Stated exercise »
Return only the lines from the start of the records through the line that contains "const fmt = v", inclusive; leave out all pictures.

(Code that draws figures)
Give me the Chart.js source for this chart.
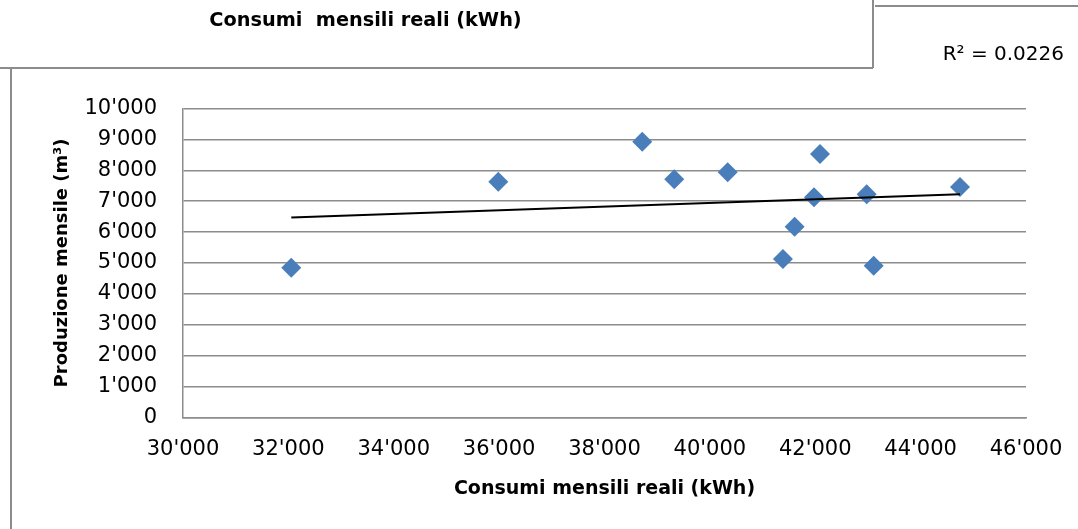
<!DOCTYPE html>
<html>
<head>
<meta charset="utf-8">
<script src="https://cdn.jsdelivr.net/npm/chart.js@4/dist/chart.umd.min.js"></script>
<style>
  html, body { margin: 0; padding: 0; background: #ffffff; }
  #wrap { width: 1078px; height: 529px; position: relative; }
</style>
</head>
<body>
<div id="wrap"><canvas id="c" width="1078" height="529"></canvas></div>
<script>
// ---- data ----
const consumi = [32055, 35984, 38717, 39324, 40338, 41387, 41609, 41976, 42090, 42976, 43109, 44747];
const produzione = [4848, 7630, 8926, 7709, 7935, 5129, 6175, 7126, 8528, 7223, 4913, 7460];
const xTicks = [30000, 32000, 34000, 36000, 38000, 40000, 42000, 44000, 46000];
const yTicks = [0, 1000, 2000, 3000, 4000, 5000, 6000, 7000, 8000, 9000, 10000];
const chartTitle = 'Consumi  mensili reali (kWh)';
const xTitle = 'Consumi mensili reali (kWh)';
const yTitle = 'Produzione mensile (m³)';
const r2Label = 'R² = 0.0226';

// linear trend (least squares) from the data
function linFit(xs, ys) {
  const n = xs.length;
  const mx = xs.reduce((a, b) => a + b, 0) / n;
  const my = ys.reduce((a, b) => a + b, 0) / n;
  let sxy = 0, sxx = 0;
  for (let i = 0; i < n; i++) { sxy += (xs[i] - mx) * (ys[i] - my); sxx += (xs[i] - mx) ** 2; }
  const b = sxy / sxx;
  return { a: my - b * mx, b };
}
const fit = linFit(consumi, produzione);
const xMin = Math.min(...consumi), xMax = Math.max(...consumi);
const trend = [{ x: xMin, y: fit.a + fit.b * xMin }, { x: xMax, y: fit.a + fit.b * xMax }];

const fmt = v => Math.round(v).toString().replace(/\B(?=(\d{3})+(?!\d))/g, "'");

const FONT = 'DejaVu Sans';

const decor = {
  id: 'decor',
  beforeDraw(chart) {
    const ctx = chart.ctx;
    ctx.save();
    ctx.fillStyle = '#ffffff';
    ctx.fillRect(0, 0, chart.width, chart.height);
    ctx.restore();
  },
  afterDraw(chart) {
    const ctx = chart.ctx;
    ctx.save();
    ctx.strokeStyle = '#8c8c8c';
    ctx.lineWidth = 2;
    ctx.beginPath();
    ctx.moveTo(0, 68); ctx.lineTo(873, 68);
    ctx.moveTo(873, 0); ctx.lineTo(873, 68);
    ctx.moveTo(875, 6); ctx.lineTo(1078, 6);
    ctx.moveTo(11, 68); ctx.lineTo(11, 529);
    ctx.stroke();
    ctx.fillStyle = '#000000';
    ctx.font = 'bold 19.3px "' + FONT + '"';
    ctx.textAlign = 'center';
    ctx.textBaseline = 'middle';
    ctx.fillText(chartTitle, 365.5, 21);
    ctx.font = '20px "' + FONT + '"';
    ctx.textAlign = 'right';
    ctx.fillText(r2Label, 1064, 55);
    ctx.restore();
  }
};

new Chart(document.getElementById('c'), {
  type: 'scatter',
  data: {
    datasets: [
      {
        label: 'Produzione',
        data: consumi.map((x, i) => ({ x, y: produzione[i] })),
        pointStyle: 'rectRot',
        pointRadius: 10,
        pointHoverRadius: 10,
        backgroundColor: '#4A7EBB',
        borderColor: '#4A7EBB',
        borderWidth: 0,
        order: 1
      },
      {
        type: 'line',
        label: 'Trend',
        data: trend,
        borderColor: '#000000',
        borderWidth: 2,
        pointRadius: 0,
        fill: false,
        order: 0
      }
    ]
  },
  options: {
    responsive: false,
    animation: false,
    devicePixelRatio: 1,
    layout: { padding: { left: 0, right: 52, top: 108.5, bottom: 0 } },
    plugins: { legend: { display: false }, tooltip: { enabled: false }, title: { display: false } },
    scales: {
      x: {
        type: 'linear',
        min: 30000, max: 46000,
        afterBuildTicks: s => { s.ticks = xTicks.map(v => ({ value: v })); },
        afterFit: s => { s.height = 111.5; s.paddingLeft = 0; s.paddingRight = 0; },
        grid: { display: false, drawTicks: false },
        border: { display: true, color: '#8c8c8c', width: 1.5 },
        ticks: { padding: 19, color: '#000', font: { family: FONT, size: 21 }, callback: v => fmt(v), maxRotation: 0, autoSkip: false },
        title: { display: true, text: xTitle, color: '#000', font: { family: FONT, size: 19, weight: 'bold' }, padding: { top: 0, bottom: 28.6 } }
      },
      y: {
        type: 'linear',
        min: 0, max: 10000,
        afterBuildTicks: s => { s.ticks = yTicks.map(v => ({ value: v })); },
        afterFit: s => { s.width = 183; s.paddingTop = 0; s.paddingBottom = 0; },
        grid: { color: '#8c8c8c', lineWidth: 1.5, drawTicks: false },
        border: { display: true, color: '#8c8c8c', width: 1.5 },
        ticks: { padding: 26, color: '#000', font: { family: FONT, size: 21 }, callback: v => fmt(v), autoSkip: false },
        title: { display: true, text: yTitle, color: '#000', font: { family: FONT, size: 18, weight: 'bold' }, padding: { top: 52, bottom: 0 } }
      }
    }
  },
  plugins: [decor]
});
</script>
</body>
</html>
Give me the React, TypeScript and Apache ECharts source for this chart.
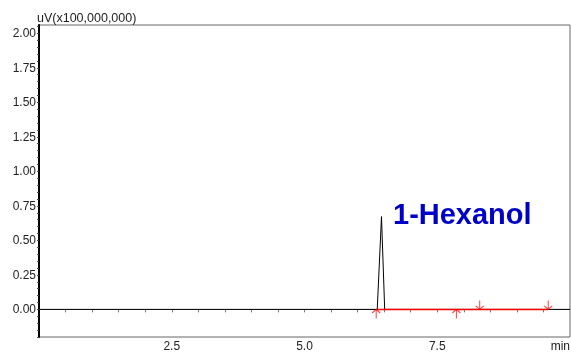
import React, { useEffect, useRef } from "react";
import * as echarts from "echarts";

const yLabelValues = [0, 0.25, 0.5, 0.75, 1.0, 1.25, 1.5, 1.75, 2.0];
const yMinorTicks = [
  -0.2, -0.15, -0.1, -0.05, 0, 0.05, 0.1, 0.15, 0.2, 0.25, 0.3, 0.35, 0.4, 0.45, 0.5, 0.55, 0.6, 0.65,
  0.7, 0.75, 0.8, 0.85, 0.9, 0.95, 1.0, 1.05, 1.1, 1.15, 1.2, 1.25, 1.3, 1.35, 1.4, 1.45, 1.5, 1.55,
  1.6, 1.65, 1.7, 1.75, 1.8, 1.85, 1.9, 1.95, 2.0, 2.05,
];
const xLabelValues = [2.5, 5.0, 7.5];
const chromTime = [0, 6.37, 6.45, 6.51, 10];
const chromSignal = [0, 0, 0.672, 0, 0];
const baselineTime = [6.35, 9.59];
const upArrowTimes = [6.35, 7.86];
const downArrowTimes = [8.3, 9.59];
const peakName = "1-Hexanol";

const arrowUp = "path://M5 0 L5 10 M1 4 L5 0 L9 4";
const arrowDown = "path://M5 0 L5 10 M1 6 L5 10 L9 6";

export default function App() {
  const ref = useRef<HTMLDivElement>(null);
  useEffect(() => {
    if (!ref.current) return;
    const chart = echarts.init(ref.current, null, { renderer: "svg" });
    const font = "'Liberation Sans', Arial, sans-serif";
    chart.setOption({
      animation: false,
      grid: {
        left: 39,
        right: 1,
        top: 25,
        bottom: 14.5,
        show: true,
        borderColor: "#666",
        borderWidth: 1,
      },
      xAxis: {
        type: "value",
        min: 0,
        max: 10,
        interval: 0.5,
        axisLine: { show: true, lineStyle: { color: "#888", width: 1 } },
        axisTick: { show: true, length: 3, lineStyle: { color: "#777" } },
        axisLabel: {
          margin: 3,
          fontSize: 12,
          fontFamily: font,
          color: "#222",
          showMinLabel: false,
          showMaxLabel: false,
          formatter: (v: number) => (xLabelValues.some((x) => Math.abs(x - v) < 1e-6) ? v.toFixed(1) : ""),
        },
        splitLine: { show: false },
      },
      yAxis: {
        type: "value",
        min: -0.2,
        max: 2.06,
        axisLine: { show: true, onZero: false, lineStyle: { color: "#000", width: 2 } },
        axisTick: { show: true, length: 2, customValues: yMinorTicks, lineStyle: { color: "#444" } },
        axisLabel: {
          margin: 3,
          fontSize: 12,
          fontFamily: font,
          color: "#222",
          customValues: yLabelValues,
          formatter: (v: number) => v.toFixed(2),
        },
        splitLine: { show: false },
      },
      graphic: [
        {
          type: "text",
          left: 37,
          top: 11,
          style: { text: "uV(x100,000,000)", fontSize: 12.5, fontFamily: font, fill: "#222" },
        },
        {
          type: "text",
          right: 1,
          top: 340,
          style: { text: "min", fontSize: 12, fontFamily: font, fill: "#222" },
        },
        {
          type: "text",
          left: 393,
          top: 199,
          style: { text: peakName, fontSize: 29, fontWeight: "bold", fontFamily: font, fill: "#0000c8" },
        },
      ],
      series: [
        {
          type: "line",
          data: chromTime.map((t, i) => [t, chromSignal[i]]),
          showSymbol: false,
          lineStyle: { color: "#000", width: 1 },
          z: 2,
        },
        {
          type: "line",
          data: baselineTime.map((t) => [t, 0]),
          showSymbol: false,
          lineStyle: { color: "#ff0000", width: 1.5 },
          z: 3,
        },
        {
          type: "scatter",
          data: upArrowTimes.map((t) => [t, 0]),
          symbol: arrowUp,
          symbolSize: [8, 9],
          symbolOffset: [0, 4.5],
          itemStyle: { color: "none", borderColor: "#ff0000", borderWidth: 1 },
          z: 4,
        },
        {
          type: "scatter",
          data: downArrowTimes.map((t) => [t, 0]),
          symbol: arrowDown,
          symbolSize: [8, 9],
          symbolOffset: [0, -4.5],
          itemStyle: { color: "none", borderColor: "#ff0000", borderWidth: 1 },
          z: 4,
        },
      ],
    });
    return () => chart.dispose();
  }, []);
  return <div ref={ref} style={{ position: "fixed", left: 0, top: 0, width: 571, height: 352 }} />;
}
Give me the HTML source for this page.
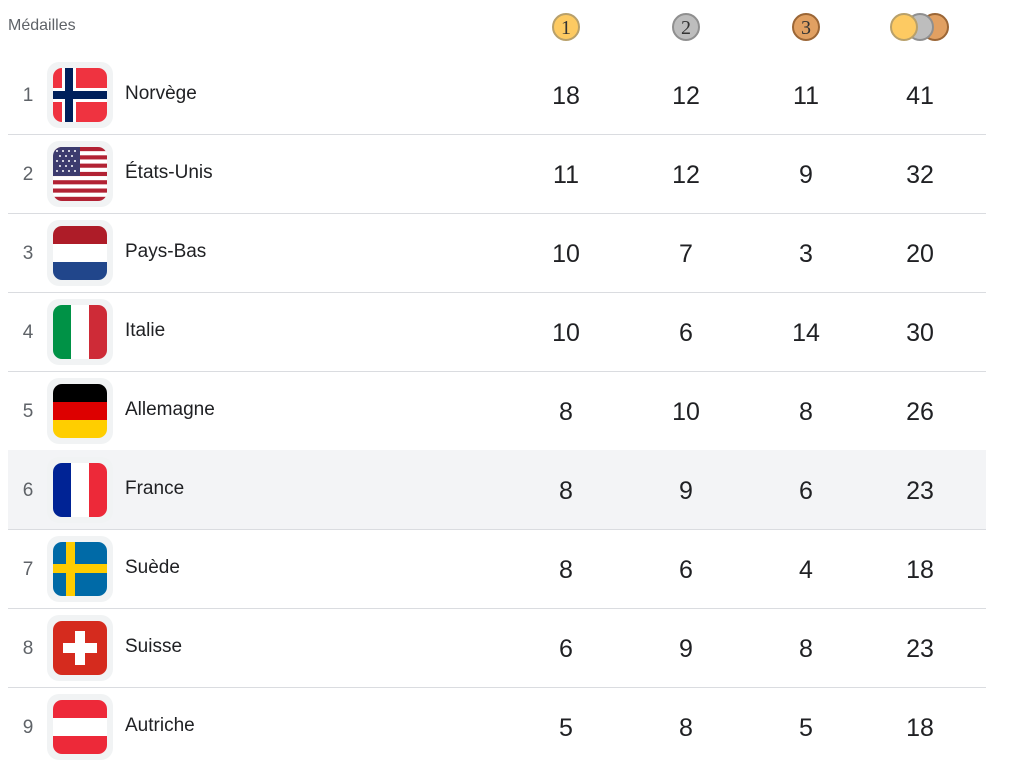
<!DOCTYPE html>
<html><head><meta charset="utf-8"><style>
body{margin:0;width:1010px;height:765px;background:#fff;font-family:"Liberation Sans",Arial,sans-serif;position:relative;overflow:hidden}
.a{position:absolute}
.hd{left:8px;top:17px;font-size:16px;color:#5f6368}
.row{position:absolute;left:8px;width:978px;height:79px;border-bottom:1px solid #dadce0}
.rk{position:absolute;left:14px;width:12px;font-size:19px;color:#5f6368;text-align:center}
.fb{position:absolute;left:39px;width:66px;height:66px;border-radius:12px;background:#f1f3f4}
.fb svg{position:absolute;left:6px;top:6px}
.nm{position:absolute;left:117px;font-size:19px;color:#202124}
.n{position:absolute;width:80px;text-align:center;font-size:25px;color:#202124}
.med{position:absolute;top:13px;width:28px;height:28px;border-radius:50%;box-sizing:border-box;text-align:center;font-family:"Liberation Serif",serif;font-size:20px;line-height:26px;color:#333}
</style></head><body>
<div class="a hd">Médailles</div>
<div class="med" style="left:552px;background:#fdca62;border:2px solid #b8a06a">1</div>
<div class="med" style="left:672px;background:#bdbdbd;border:2px solid #8f8f8f">2</div>
<div class="med" style="left:792px;background:#e1a062;border:2px solid #9b6636">3</div>
<div class="med" style="left:921px;background:#e1a062;border:2px solid #9b6636"></div>
<div class="med" style="left:906px;background:#bdbdbd;border:2px solid #8f8f8f"></div>
<div class="med" style="left:890px;background:#fdca62;border:2px solid #b8a06a"></div>

<svg width="0" height="0" style="position:absolute"><defs><clipPath id="c"><rect width="54" height="54" rx="9"/></clipPath></defs></svg>

<div class="row" style="top:55px">
<div class="rk" style="top:30px">1</div>
<div class="fb" style="top:7px"><svg width="54" height="54"><g clip-path="url(#c)"><rect width="54" height="54" fill="#ef3340"/><rect x="9" width="14" height="54" fill="#fff"/><rect y="20" width="54" height="14" fill="#fff"/><rect x="12" width="8" height="54" fill="#00205b"/><rect y="23" width="54" height="8" fill="#00205b"/></g></svg></div>
<div class="nm" style="top:28px">Norvège</div>
<div class="n" style="left:518px;top:27px">18</div><div class="n" style="left:638px;top:27px">12</div><div class="n" style="left:758px;top:27px">11</div><div class="n" style="left:872px;top:27px">41</div>
</div>

<div class="row" style="top:134px">
<div class="rk" style="top:30px">2</div>
<div class="fb" style="top:7px"><svg width="54" height="54"><g clip-path="url(#c)"><rect width="54" height="54" fill="#fff"/>
<g fill="#b22234"><rect y="0" width="54" height="4.15"/><rect y="8.3" width="54" height="4.15"/><rect y="16.6" width="54" height="4.15"/><rect y="24.9" width="54" height="4.15"/><rect y="33.2" width="54" height="4.15"/><rect y="41.5" width="54" height="4.15"/><rect y="49.8" width="54" height="4.2"/></g>
<rect width="27" height="29" fill="#3c3b6e"/>
<g fill="#fff"><circle cx="4" cy="4" r="1"/><circle cx="10" cy="4" r="1"/><circle cx="16" cy="4" r="1"/><circle cx="22" cy="4" r="1"/><circle cx="7" cy="9" r="1"/><circle cx="13" cy="9" r="1"/><circle cx="19" cy="9" r="1"/><circle cx="4" cy="14" r="1"/><circle cx="10" cy="14" r="1"/><circle cx="16" cy="14" r="1"/><circle cx="22" cy="14" r="1"/><circle cx="7" cy="19" r="1"/><circle cx="13" cy="19" r="1"/><circle cx="19" cy="19" r="1"/><circle cx="4" cy="24" r="1"/><circle cx="10" cy="24" r="1"/><circle cx="16" cy="24" r="1"/><circle cx="22" cy="24" r="1"/></g></g></svg></div>
<div class="nm" style="top:28px">États-Unis</div>
<div class="n" style="left:518px;top:27px">11</div><div class="n" style="left:638px;top:27px">12</div><div class="n" style="left:758px;top:27px">9</div><div class="n" style="left:872px;top:27px">32</div>
</div>

<div class="row" style="top:213px">
<div class="rk" style="top:30px">3</div>
<div class="fb" style="top:7px"><svg width="54" height="54"><g clip-path="url(#c)"><rect width="54" height="18" fill="#ae1c28"/><rect y="18" width="54" height="18" fill="#fff"/><rect y="36" width="54" height="18" fill="#21468b"/></g></svg></div>
<div class="nm" style="top:28px">Pays-Bas</div>
<div class="n" style="left:518px;top:27px">10</div><div class="n" style="left:638px;top:27px">7</div><div class="n" style="left:758px;top:27px">3</div><div class="n" style="left:872px;top:27px">20</div>
</div>

<div class="row" style="top:292px">
<div class="rk" style="top:30px">4</div>
<div class="fb" style="top:7px"><svg width="54" height="54"><g clip-path="url(#c)"><rect width="18" height="54" fill="#009246"/><rect x="18" width="18" height="54" fill="#fff"/><rect x="36" width="18" height="54" fill="#ce2b37"/></g></svg></div>
<div class="nm" style="top:28px">Italie</div>
<div class="n" style="left:518px;top:27px">10</div><div class="n" style="left:638px;top:27px">6</div><div class="n" style="left:758px;top:27px">14</div><div class="n" style="left:872px;top:27px">30</div>
</div>

<div class="row" style="top:371px">
<div class="rk" style="top:30px">5</div>
<div class="fb" style="top:7px"><svg width="54" height="54"><g clip-path="url(#c)"><rect width="54" height="18" fill="#000"/><rect y="18" width="54" height="18" fill="#dd0000"/><rect y="36" width="54" height="18" fill="#ffce00"/></g></svg></div>
<div class="nm" style="top:28px">Allemagne</div>
<div class="n" style="left:518px;top:27px">8</div><div class="n" style="left:638px;top:27px">10</div><div class="n" style="left:758px;top:27px">8</div><div class="n" style="left:872px;top:27px">26</div>
</div>

<div class="row" style="top:450px;background:#f3f4f6">
<div class="rk" style="top:30px">6</div>
<div class="fb" style="top:7px"><svg width="54" height="54"><g clip-path="url(#c)"><rect width="18" height="54" fill="#002395"/><rect x="18" width="18" height="54" fill="#fff"/><rect x="36" width="18" height="54" fill="#ed2939"/></g></svg></div>
<div class="nm" style="top:28px">France</div>
<div class="n" style="left:518px;top:27px">8</div><div class="n" style="left:638px;top:27px">9</div><div class="n" style="left:758px;top:27px">6</div><div class="n" style="left:872px;top:27px">23</div>
</div>

<div class="row" style="top:529px">
<div class="rk" style="top:30px">7</div>
<div class="fb" style="top:7px"><svg width="54" height="54"><g clip-path="url(#c)"><rect width="54" height="54" fill="#006aa7"/><rect x="13" width="9" height="54" fill="#fecc00"/><rect y="22" width="54" height="9" fill="#fecc00"/></g></svg></div>
<div class="nm" style="top:28px">Suède</div>
<div class="n" style="left:518px;top:27px">8</div><div class="n" style="left:638px;top:27px">6</div><div class="n" style="left:758px;top:27px">4</div><div class="n" style="left:872px;top:27px">18</div>
</div>

<div class="row" style="top:608px">
<div class="rk" style="top:30px">8</div>
<div class="fb" style="top:7px"><svg width="54" height="54"><g clip-path="url(#c)"><rect width="54" height="54" fill="#d52b1e"/><rect x="22" y="10" width="10" height="34" fill="#fff"/><rect x="10" y="22" width="34" height="10" fill="#fff"/></g></svg></div>
<div class="nm" style="top:28px">Suisse</div>
<div class="n" style="left:518px;top:27px">6</div><div class="n" style="left:638px;top:27px">9</div><div class="n" style="left:758px;top:27px">8</div><div class="n" style="left:872px;top:27px">23</div>
</div>

<div class="row" style="top:687px;border-bottom:none">
<div class="rk" style="top:30px">9</div>
<div class="fb" style="top:7px"><svg width="54" height="54"><g clip-path="url(#c)"><rect width="54" height="18" fill="#ed2939"/><rect y="18" width="54" height="18" fill="#fff"/><rect y="36" width="54" height="18" fill="#ed2939"/></g></svg></div>
<div class="nm" style="top:28px">Autriche</div>
<div class="n" style="left:518px;top:27px">5</div><div class="n" style="left:638px;top:27px">8</div><div class="n" style="left:758px;top:27px">5</div><div class="n" style="left:872px;top:27px">18</div>
</div>
</body></html>
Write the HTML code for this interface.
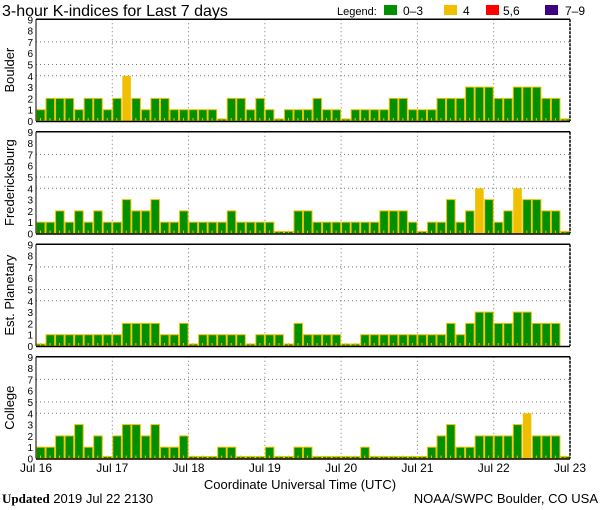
<!DOCTYPE html>
<html><head><meta charset="utf-8"><style>
body{margin:0;background:#fff;width:600px;height:510px;overflow:hidden}
svg{display:block;font-family:"Liberation Sans",sans-serif}
</style></head><body>
<svg id="c" width="600" height="510" xmlns="http://www.w3.org/2000/svg">
<text x="2" y="16" font-size="16" fill="#000">3-hour K-indices for Last 7 days</text>
<g>
<text x="337" y="15" font-size="11">Legend:</text>
<rect x="384" y="5" width="13" height="10" fill="#009000"/>
<text x="403" y="15" font-size="12">0–3</text>
<rect x="444" y="5" width="13" height="10" fill="#f0c000"/>
<text x="463" y="15" font-size="12">4</text>
<rect x="486" y="5" width="13" height="10" fill="#ff0000"/>
<text x="503" y="15" font-size="12">5,6</text>
<rect x="545" y="5" width="13" height="10" fill="#400080"/>
<text x="565" y="15" font-size="12">7–9</text>
</g>
<text x="300" y="489" font-size="13" text-anchor="middle">Coordinate Universal Time (UTC)</text>
<text x="2" y="503" font-size="13"><tspan font-family="Liberation Serif,serif" font-weight="bold">Updated</tspan> 2019 Jul 22 2130</text>
<text x="598" y="503" font-size="13" text-anchor="end">NOAA/SWPC Boulder, CO USA</text>
</svg>
<script>
const panelNames = ["Boulder","Fredericksburg","Est. Planetary","College"];
const dayLabels = ["Jul 16","Jul 17","Jul 18","Jul 19","Jul 20","Jul 21","Jul 22","Jul 23"];
const yTicks = [0,1,2,3,4,5,6,7,8,9];
const gridLevels = [4,5,7];
const boulder = [1,2,2,2,1,2,2,1,2,4,2,1,2,2,1,1,1,1,1,0,2,2,1,2,1,0,1,1,
 1,2,1,1,0,1,1,1,1,2,2,1,1,1,2,2,2,3,3,3,2,2,3,3,3,2,2,0];
const fredericksburg = [1,1,2,1,2,1,2,1,1,3,2,2,3,1,1,2,1,1,1,1,2,1,1,1,1,0,0,2,
 2,1,1,1,1,1,1,1,2,2,2,1,0,1,1,3,1,2,4,3,1,2,4,3,3,2,2,0];
const planetary = [0,1,1,1,1,1,1,1,1,2,2,2,2,1,1,2,0,1,1,1,1,1,0,1,1,1,0,2,
 1,1,1,1,0,0,1,1,1,1,1,1,1,1,1,2,1,2,3,3,2,2,3,3,2,2,2,null];
const college = [1,1,2,2,3,1,2,0,2,3,3,2,3,1,1,2,0,0,0,1,1,0,0,0,1,0,0,1,
 1,0,0,0,0,0,1,0,0,0,0,0,0,1,2,3,1,1,2,2,2,2,3,4,2,2,2,0];
const series = [boulder,fredericksburg,planetary,college];

const svg = document.getElementById('c');
const NS = 'http://www.w3.org/2000/svg';
const X0 = 36, X1 = 570, NB = 56;
const panelZero = [121, 233.5, 346, 458.5];
const unit = 11.3;
const xScale = i => X0 + (X1 - X0) * i / NB;
function mk(tag, attrs, parent){const e=document.createElementNS(NS,tag);for(const k in attrs)e.setAttribute(k,attrs[k]);(parent||svg).appendChild(e);return e;}
function color(v){return v<=3?'#009000':v===4?'#f0c000':v<=6?'#ff0000':'#400080';}

series.forEach((vals, p) => {
  const z = panelZero[p];
  const yScale = v => z - v * unit;
  const g = mk('g', {});
  
  
  const top = yScale(9);
  gridLevels.forEach(l => {
    const ln = mk('line', {x1:X0, x2:X1, y1:yScale(l), y2:yScale(l), stroke:'#777', 'stroke-dasharray':'1,3'}, g);
    
    
  });
  for (let d = 1; d < 7; d++) {
    const x = xScale(d*8);
    const ln = mk('line', {x1:x, x2:x, y1:top, y2:z, stroke:'#777', 'stroke-dasharray':'1,3'}, g);
    
    
  }
  const bw = (X1 - X0) / NB;
  vals.forEach((v, i) => {
    if (v === null) return;
    const x = xScale(i);
    const h = Math.max(v * unit, 2);
    const r = mk('rect', {x:x+0.5, y:z-h, width:bw-1, height:h, fill:color(v), stroke: v===4 ? 'none' : '#f0c000', 'stroke-width':1}, g);
    
    
    const t = mk('rect', {x:x+4, y:z-3, width:1, height:3, fill:'#f0c000'}, g);
    
    
  });
  const f1 = mk('line', {x1:X0, x2:X1, y1:top, y2:top, stroke:'#000', 'stroke-width':1.5}, g);
  
  
  const f2 = mk('line', {x1:X0, x2:X1, y1:z+0.5, y2:z+0.5, stroke:'#000', 'stroke-width':1.5}, g);
  
  
  const f3 = mk('line', {x1:X0, x2:X0, y1:top, y2:z, stroke:'#000', 'stroke-width':1}, g);
  
  
  const f4 = mk('line', {x1:X1, x2:X1, y1:top, y2:z, stroke:'#000', 'stroke-width':1.5, 'stroke-dasharray':'3,1'}, g);
  
  
  yTicks.forEach(t => {
    const tx = mk('text', {x:33, y:yScale(t)+4, 'font-size':10, 'text-anchor':'end'}, g);
    tx.textContent = t;
    
    
  });
  const cy = (top + z) / 2;
  const lb = mk('text', {x:14, y:cy, 'font-size':13, 'text-anchor':'middle', transform:`rotate(-90 14 ${cy})`}, g);
  lb.textContent = panelNames[p];
  
  
});
dayLabels.forEach((d, i) => {
  const t = mk('text', {x:xScale(i*8), y:472, 'font-size':12, 'text-anchor':'middle'});
  t.textContent = d;
  
  
});
</script>
</body></html>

Result »
Give me the Chart.js source for this chart.
<!DOCTYPE html>
<html>
<head>
<meta charset="utf-8">
<script src="https://cdn.jsdelivr.net/npm/chart.js@4/dist/chart.umd.min.js"></script>
<style>
  html, body { margin: 0; padding: 0; background: #ffffff; }
  #wrap { width: 1078px; height: 529px; position: relative; }
</style>
</head>
<body>
<div id="wrap"><canvas id="c" width="1078" height="529"></canvas></div>
<script>
// ---- data ----
const consumi = [32055, 35984, 38717, 39324, 40338, 41387, 41609, 41976, 42090, 42976, 43109, 44747];
const produzione = [4848, 7630, 8926, 7709, 7935, 5129, 6175, 7126, 8528, 7223, 4913, 7460];
const xTicks = [30000, 32000, 34000, 36000, 38000, 40000, 42000, 44000, 46000];
const yTicks = [0, 1000, 2000, 3000, 4000, 5000, 6000, 7000, 8000, 9000, 10000];
const chartTitle = 'Consumi  mensili reali (kWh)';
const xTitle = 'Consumi mensili reali (kWh)';
const yTitle = 'Produzione mensile (m³)';
const r2Label = 'R² = 0.0226';

// linear trend (least squares) from the data
function linFit(xs, ys) {
  const n = xs.length;
  const mx = xs.reduce((a, b) => a + b, 0) / n;
  const my = ys.reduce((a, b) => a + b, 0) / n;
  let sxy = 0, sxx = 0;
  for (let i = 0; i < n; i++) { sxy += (xs[i] - mx) * (ys[i] - my); sxx += (xs[i] - mx) ** 2; }
  const b = sxy / sxx;
  return { a: my - b * mx, b };
}
const fit = linFit(consumi, produzione);
const xMin = Math.min(...consumi), xMax = Math.max(...consumi);
const trend = [{ x: xMin, y: fit.a + fit.b * xMin }, { x: xMax, y: fit.a + fit.b * xMax }];

const fmt = v => Math.round(v).toString().replace(/\B(?=(\d{3})+(?!\d))/g, "'");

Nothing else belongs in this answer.